Maybe in part that was what Heller was commenting on though. It was certainly weird to read about Yossarian as a somewhat successful businessman with understandable worries about his children, in a way that it wasn't strange to think of the Chapman as an old man or Milo with an heir. Yossarian was this amazing anti-hero of a character, who was compelling because he was splendid and strong. Obviously it's realistic that if he wasn't killed then he might well have become the man that he did in Closing Time, but that doesn't mean that it's something that I want to read about. It feels as if Yossarian ought to have been left as a symbol unsullied by life during peacetime, let alone by the ravages of old age.

I don't particularly want to read about beloved characters getting old and dying. Heller forces the audience to face that, largely in part because he was an old man by the time he wrote this sequel. Maybe if I ever get old I'll appreciate this book more, but for now I just found it more depressing than anything. The whole storyline with George C. Tilyou et al "living" on under the Earth was incredibly random. It certainly had the potential to be a captivating sub-plot but I feel that it was never properly explored. Catch-22 didn't really dabble in the mystical or fantastical, and yet its sequel appeared to matter of factly include the possibilities of eternal life, as well as Hell. Mr Gaffney's connection to this place was never investigated satisfactorily, and certainly Yossarian's wasn't either. Maybe Heller just wanted to write a bit about Hell so that lame people like me would make crappy jokes about his name. Well I shan't give him the satisfaction, so there.

I found the stories of both Lew and Sammy to be fairly interesting, although initially it was difficult for me to work ought why I ought to care about them. At least Sammy was well tied in because it transpired that he'd been the kid in the plane fainting when Snowden had died. I liked that that pivotal scene remained important in the sequel, and that it had never lost its significance for Yossarian or Sam Singer; that it had stuck with them as something which made the war "real" to them. Sam's resonance and importance slowly interested me in Lew, and Michael Yossarian and M2 were somewhat intriguing simply because of their paternity. The Chapman was isolated from everyone else for almost the entire novel because he'd been producing heavy water accidentally. It was a ridiculous storyline, of course, but it played out entertainingly I guess. I quite liked the character of Mr Gaffney, his behaviour certainly amused me as did the other PIs and the utterly bizarre nature of the society wedding being held in the bus terminal.

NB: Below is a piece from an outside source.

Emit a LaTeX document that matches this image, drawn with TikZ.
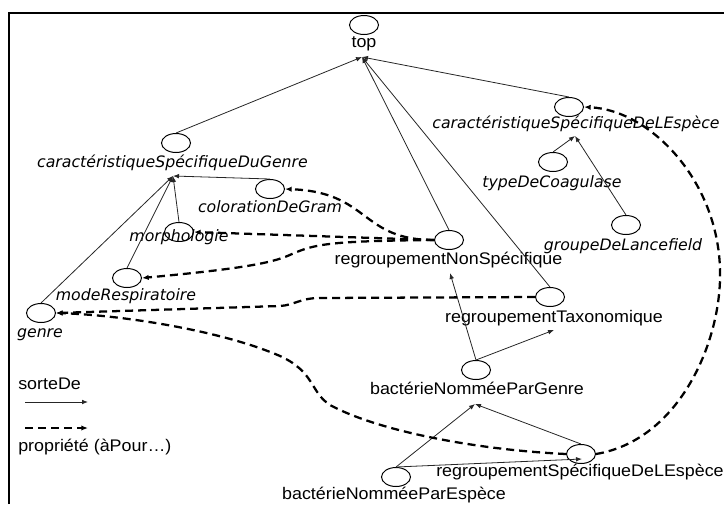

A couple of minor characters who you might recognise where inserted too, Joey Heller and Kurt Vonnegut, which struck me as a little odd. I have a feeling that Heller was trying to create a much more Jewish-tinged version of Catch-22, doing this with the inclusion of Lew and Sammy, and with minor characters like Joey Heller. Also Yossarian mentioned that he was of possibly Semitic descent. If Heller wanted to write about his Coney Island youth he ought to have done that, if he wanted to write about old age he ought to have done that, if he wanted to write satirically but a little too bluntly about stupid politicians he ought to have done that but I feel that he didn't need to drag Yossarian and the others into it. There were a few self-referential comments from some of characters too about both the actual Catch-22 itself and about the film of Catch-22. I can see what Heller was trying to do with such references, but I don't think that it quite worked. If the entirety of Closing Time was mostly a send up of Catch-22 it could have succeeded, but it was this sprawling mass that was just trying to be far too many things at once for it to really be anything at all.

I've just started reading Howl's Moving Castle, which I'm liking quite a bit so far. I guess it's providing welcome a relief to Closing Time since it's a reasonably straight forward fantasy book, and while it does definitely deal with the theme of aging it does it in a much more light-hearted way that's eminently more engaging for me. I had a feeling that I didn't like Diana Wynn Jones, but I'm not entirely sure from whence that nagging emotion came.

I know that when I was younger I was always eager to get my hands on any books I could, especially those that came from genres I knew that I liked such as fantasy, and this led to me becoming a sort of garbage disposal bin for the written word. Several relatives and family friends thought they could fling any books at me and I'd enjoy them, even if they really didn't appeal to me or were very, very bad. My aunt used to do it too, since she's a school librarian by trade she used to like using me as a booky guinea pig. Sometimes this had positive effects, I never would have read the first Harry Potter, at least not so early, if it hadn't been foisted on me. The cover art was so ugly and I was so bored of books about troubled boys who became wizards that I stuck it right at the bottom of my to-read pile, and even did my fractions homework inside (in pencil at least). At other times it just annoyed me though, I think I have my aunt to thank for the fact that I can't quite stand Michael Morpurgo or Phillip Pullman (maybe I just don't like alliteration as much as I think I do), but I'm not quite sure I can blame her for DWJ too. Maybe I just mentally listed her with the other semi-insipid fantasy writers who just produced something standard that wasn't overly-appealing after reading a dull introduction or something.

Either way I feel a little bad about it, as I am definitely enjoying the book. It seems to gently mock the conventions of the fantasy genre it belongs to, while not violently breaking away from it either. The sibling switcheroo amused me too, since it reminded me of Alanna and Thom doing so at the beginning of The Song of the Lioness quartet (three years earlier, might I add). I think that actually I'm already preferring the book to the film. While the film was enjoyable, it had a slightly incomprehensible quality to it- as if there was more to the myth of it which I just didn't have access to. The book is simpler because it is more straight forward, and thus the characters are more understandable and likeable. I think this is a simply fun fantasy novel which I can definitely see myself enjoying but ultimately it probably won't become a solid favourite. You never know though, stranger things certainly have happened.